Introduction to “Marco Bozzaris” is Historic Poems and Ballads. Ed. Rupert S. Holland.

This introduction to “Marco Bozzaris” is reprinted from Historic Poems and Ballads. Ed. Rupert S. Holland. Philadelphia: George W. Jacobs & Co., 1912.

AT the beginning of the nineteenth century Greece, which had once been one of the greatest countries in the world, was subject to the rule of her powerful neighbor, Turkey. But in 1821 the fire of patriotism was rekindled, and the Greeks began a war of independence. One of the most heroic of the Greek leaders was Marco Bozzaris. He was in command of a small band of his countrymen, and planned to surprise a much larger Turkish force after nightfall. In this poem, written by Fitz-Greene Halleck, an American author, the story of the attack is told.

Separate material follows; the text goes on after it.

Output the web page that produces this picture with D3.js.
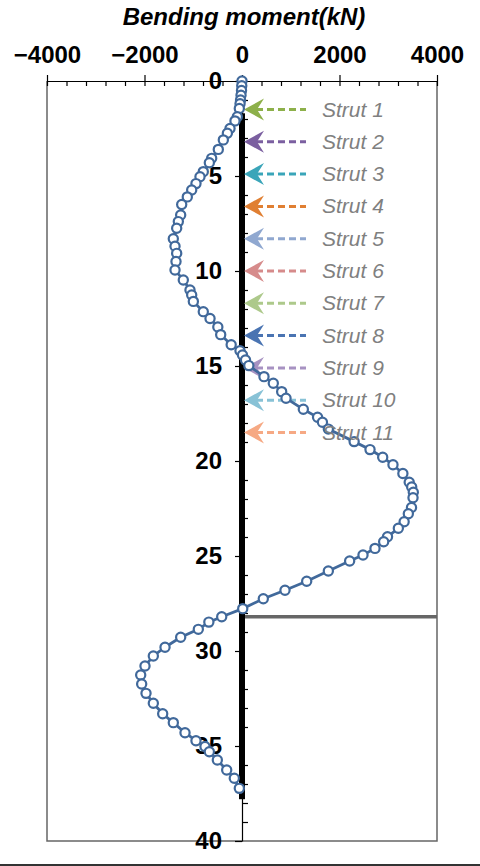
<!DOCTYPE html>
<head>
<meta charset="utf-8">
<style>
body { margin: 0; background: #fff; }
svg { display: block; }
.tick text {
  font-family: "Liberation Sans", Arial, sans-serif;
  font-weight: bold;
  font-size: 24px;
  fill: #000;
}
.title {
  font-family: "Liberation Sans", Arial, sans-serif;
  font-weight: bold;
  font-style: italic;
  font-size: 24px;
}
.strut-label {
  font-family: "Liberation Sans", Arial, sans-serif;
  font-style: italic;
  font-size: 21px;
  fill: #808080;
}
</style>
</head>
<body>
<svg width="480" height="866"></svg>
<script src="https://d3js.org/d3.v7.min.js"></script>
<script>

// depth (m) and bending moment (kN)
var depth = [0, 0.25, 0.5, 0.75, 1.0, 1.2, 1.45, 1.88, 2.1, 2.5, 2.75, 3.1, 3.6, 4.07, 4.3,
  4.77, 5.04, 5.4, 5.74, 6.1, 6.5, 7.05, 7.4, 7.75, 8.3, 8.7, 9.07, 9.5, 9.95, 10.47,
  11.0, 11.26, 11.6, 12.14, 12.5, 12.95, 13.35, 13.88, 14.2, 14.42, 14.68, 14.98, 15.56,
  15.91, 16.35, 16.7, 17.28, 17.7, 17.96, 18.32, 18.98, 19.4, 19.8, 20.2, 20.66, 21.12,
  21.37, 21.64, 21.93, 22.45, 22.78, 23.2, 23.54, 23.99, 24.25, 24.6, 24.95, 25.26, 25.79,
  26.33, 26.8, 27.25, 27.77, 28.2, 28.48, 28.86, 29.28, 29.8, 30.26, 30.79, 31.26, 31.74,
  32.23, 32.75, 33.3, 33.77, 34.3, 34.72, 35.03, 35.3, 35.74, 36.26, 36.7, 37.23];

var moment = [0, -5, -10, -20, -30, -40, -55, -96, -144, -246, -300, -383, -486, -622, -670,
  -794, -862, -944, -1032, -1122, -1237, -1258, -1306, -1340, -1409, -1374, -1340, -1354, -1374, -1204,
  -1067, -1032, -998, -794, -656, -496, -437, -222, -41, 10, 72, 140, 451,
  642, 814, 903, 1258, 1550, 1650, 1771, 2300, 2626, 2886, 3097, 3300, 3430,
  3481, 3514, 3508, 3477, 3412, 3326, 3207, 2985, 2906, 2728, 2482, 2208, 1771,
  1327, 882, 437, 15, -416, -680, -896, -1258, -1579, -1819, -1990, -2078, -2058,
  -1969, -1819, -1627, -1409, -1169, -944, -759, -670, -506, -314, -158, -55];

var strutNames = ["Strut 1", "Strut 2", "Strut 3", "Strut 4", "Strut 5", "Strut 6",
  "Strut 7", "Strut 8", "Strut 9", "Strut 10", "Strut 11"];
var strutDepth = [1.5, 3.2, 4.9, 6.6, 8.3, 10.0, 11.7, 13.4, 15.1, 16.8, 18.5];

var wallTop = 1.7, wallBottom = 37.8;   // wall extent (m)
var excavation = 28.2;                  // final excavation level (m)

var xMajor = [-4000, -2000, 0, 2000, 4000];
var yMajor = [0, 5, 10, 15, 20, 25, 30, 35, 40];

var strutColor = ["#8db04a", "#7b5fa0", "#3aa5b9", "#e07f32", "#90a8d0", "#d68b8b",
  "#adc98b", "#4a74b2", "#a792c2", "#88c2d6", "#f6a984"];
var blue = "#41699b";

var svg = d3.select("svg");

var x = d3.scaleLinear().domain([-4000, 4000]).range([47, 437]);
var y = d3.scaleLinear().domain([0, 40]).range([81, 841]);

// plot box
svg.append("path")
    .attr("d", "M" + x(-4000) + "," + y(0) + "V" + y(40) + "H" + x(4000) + "V" + y(0))
    .attr("fill", "none")
    .attr("stroke", "#666")
    .attr("stroke-width", 1.5);

// title
svg.append("text")
    .attr("class", "title")
    .attr("x", x(0) + 2)
    .attr("y", 25)
    .attr("text-anchor", "middle")
    .text("Bending moment(kN)");

// top axis
var fmt = function(d) { return d < 0 ? "\u2212" + Math.abs(d) : d; };
svg.append("g").attr("transform", "translate(0," + y(0) + ")")
    .call(d3.axisTop(x).tickValues(xMajor).tickSize(6).tickSizeOuter(0).tickPadding(12).tickFormat(fmt));
svg.append("g").attr("transform", "translate(0," + y(0) + ")")
    .call(d3.axisBottom(x).tickValues(d3.range(-4000, 4001, 400)).tickSize(5).tickFormat(""))
    .call(function(g) { g.select(".domain").remove(); });

// depth axis at zero moment
svg.append("g").attr("transform", "translate(" + x(0) + ",0)")
    .call(d3.axisLeft(y).tickValues(yMajor).tickSize(7).tickSizeOuter(0).tickPadding(13));
svg.append("g").attr("transform", "translate(" + x(0) + ",0)")
    .call(d3.axisRight(y).tickValues(d3.range(1, 40).filter(function(d) { return d % 5; }))
      .tickSize(6).tickFormat(""))
    .call(function(g) { g.select(".domain").remove(); });

svg.selectAll(".domain, .tick line").attr("stroke", "#000").attr("stroke-width", 1.2);

// wall
svg.append("rect")
    .attr("x", x(0) - 3)
    .attr("y", y(wallTop))
    .attr("width", 6)
    .attr("height", y(wallBottom) - y(wallTop))
    .attr("fill", "#000");

// excavation level
svg.append("line")
    .attr("x1", x(0) + 3).attr("x2", x(4000))
    .attr("y1", y(excavation)).attr("y2", y(excavation))
    .attr("stroke", "#666")
    .attr("stroke-width", 3.5);

// strut arrows
var struts = strutDepth.map(function(d, i) { return { d: d, name: strutNames[i], c: strutColor[i] }; });
var sg = svg.append("g").selectAll("g").data(struts).enter().append("g")
    .attr("transform", function(d) { return "translate(" + (x(0) + 2) + "," + y(d.d) + ")"; });
sg.append("line")
    .attr("x1", 12).attr("x2", 62)
    .attr("stroke", function(d) { return d.c; })
    .attr("stroke-width", 3)
    .attr("stroke-dasharray", "7,4");
sg.append("path")
    .attr("d", "M0,0L20,-11L13,0L20,11Z")
    .attr("fill", function(d) { return d.c; });

// bending moment curve
var pts = depth.map(function(d, i) { return { d: d, m: moment[i] }; });
var line = d3.line().x(function(d) { return x(d.m); }).y(function(d) { return y(d.d); });
svg.append("path")
    .datum(pts)
    .attr("d", line)
    .attr("fill", "none")
    .attr("stroke", blue)
    .attr("stroke-width", 2.8);
svg.append("g").selectAll("circle").data(pts).enter().append("circle")
    .attr("cx", function(d) { return x(d.m); })
    .attr("cy", function(d) { return y(d.d); })
    .attr("r", 4.6)
    .attr("fill", "#fff")
    .attr("stroke", blue)
    .attr("stroke-width", 2.2);

// strut labels on top
svg.append("g").selectAll("text").data(struts).enter().append("text")
    .attr("class", "strut-label")
    .attr("x", x(0) + 80)
    .attr("y", function(d) { return y(d.d) + 7; })
    .text(function(d) { return d.name; });

// frame line at the bottom of the picture
svg.append("line")
    .attr("x1", 0).attr("x2", 480)
    .attr("y1", 865).attr("y2", 865)
    .attr("stroke", "#333")
    .attr("stroke-width", 2);

</script>
</body>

The Turkish commander and his men were sleeping in their camps, dreaming of victory over the Greeks, while at the same hour of midnight Marco Bozzaris was making ready his band of Suliotes, or men whose homes were near the Suli mountains and river in the northwestern part of Greece. The Turkish camp was not far distant from Missilonghi, which is near the entrance to the Gulf of Corinth, near the head of which gulf the earlier Greeks, in 479 B.C., had defeated a great invading army of Persians at the battle of Platæa.

Bozzaris attacked the Turks, and small though his band was, they took the enemy so completely by surprise that they won a very decisive victory. But the gallant leader himself was killed. The poem tells how he won glory, and how death is welcomed by the victorious warrior, as he was the cry of land to Columbus of Genoa when his lookout caught the fragrance of the palms and groves of Haiti, mistaking them for India. Pilgrims from foreign lands shall seek the home of Bozzaris to hear again the story of his victory and of his country’s independence.

His cause was successful, and six years after this battle near Missilonghi, Turkey was forced to grant Greece her freedom, and that country, which had been in subjection for almost four centuries, became an independent nation. It was in this war that the poet Byron and other Englishmen who loved the history of ancient Greece and the cause of liberty fought by the side of Marco Bozzaris.